Presented By O'Reilly and Cloudera
December 5-6, 2016: Training
December 6–8, 2016: Tutorials & Conference
Singapore

From telco data to spatial-temporal intelligence APIs: Architecting through microservices

5:05pm–5:45pm Wednesday, December 7, 2016
Spark & beyond
Location: 321/322 Level: Advanced
Average rating: *....
(1.00, 1 rating)

What you'll learn

  • Understand the production architecture at DataSpark that works through terabytes of spatial-temporal telco data each day in PaaS mode and how DataSpark operates in SaaS mode

Description

Creating big data solutions that can process data at terabyte scale and produce spatial-temporal real-time insights at speed demands a well-thought-through system architecture.
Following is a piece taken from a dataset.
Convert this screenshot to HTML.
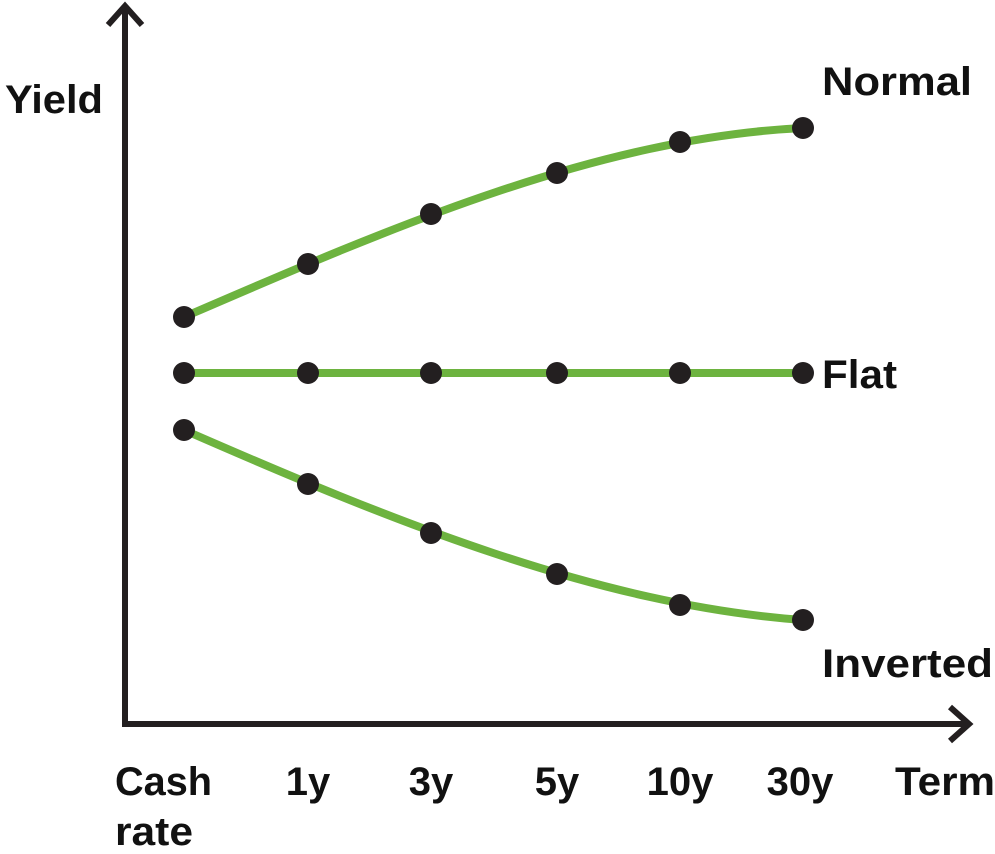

The architecture should support the creation of a data pipeline that involves ingestion, processing, indexing, caching and retrieval of insights, and finally a propagate collection of data metrics across all the system layers. Chandras Sekhar Saripaka details the production architecture at DataSpark that works through terabytes of spatial-temporal telco data each day in PaaS mode and showcases how DataSpark operates in SaaS mode.

Topics include:

  • How DataSpark internalizes DevOps infrastructure into the architectures—A Docker-based platform on Mesos with microservices helps to produce a service resilient ecosystem for managing modular APIs and shows packaging infrastructures to support for cloud and on-premises data centers.
  • How to do faster and better ETL—Ease of ETL processes from any source to sink using distributed computing of Spark is achieved by componentization of Spark APIs with other ecosystem tools, which helps the ingestion and processing layer and also provides faster access to operate in both streaming and batch modes.
  • How to translate the features from the data into APIs that can be used in dashboards and also exposed as APIs without sacrificing the data artifacts—This is achieved by streamlining the indexing and caching process to translate the semiprocessed data to temporal and spatial collections and caches.
  • How to generate flexible insights through APIs across different dates, hours, and minutes across different locations—Flexibility of APIs through Docker-based microservices is attained by querying on temporal and location indices and caches.
Photo of Chandras Sekhar Saripaka

Chandras Sekhar Saripaka

DATASPARK

Chandra Sekhar Saripaka is a product developer, big data professional, and data scientist at DataSpark in Singtel. He has a deep experience in financial products, CMS, and identity management and is an expert in data crunching at terabyte scale on graphs and Hadoop. Previously, Chandra carried out research on image search indexing and retrieval and has built many architectures on enterprise integration and portals, a cloud search engine for ecommerce, and a framework for real-time news recommendation systems.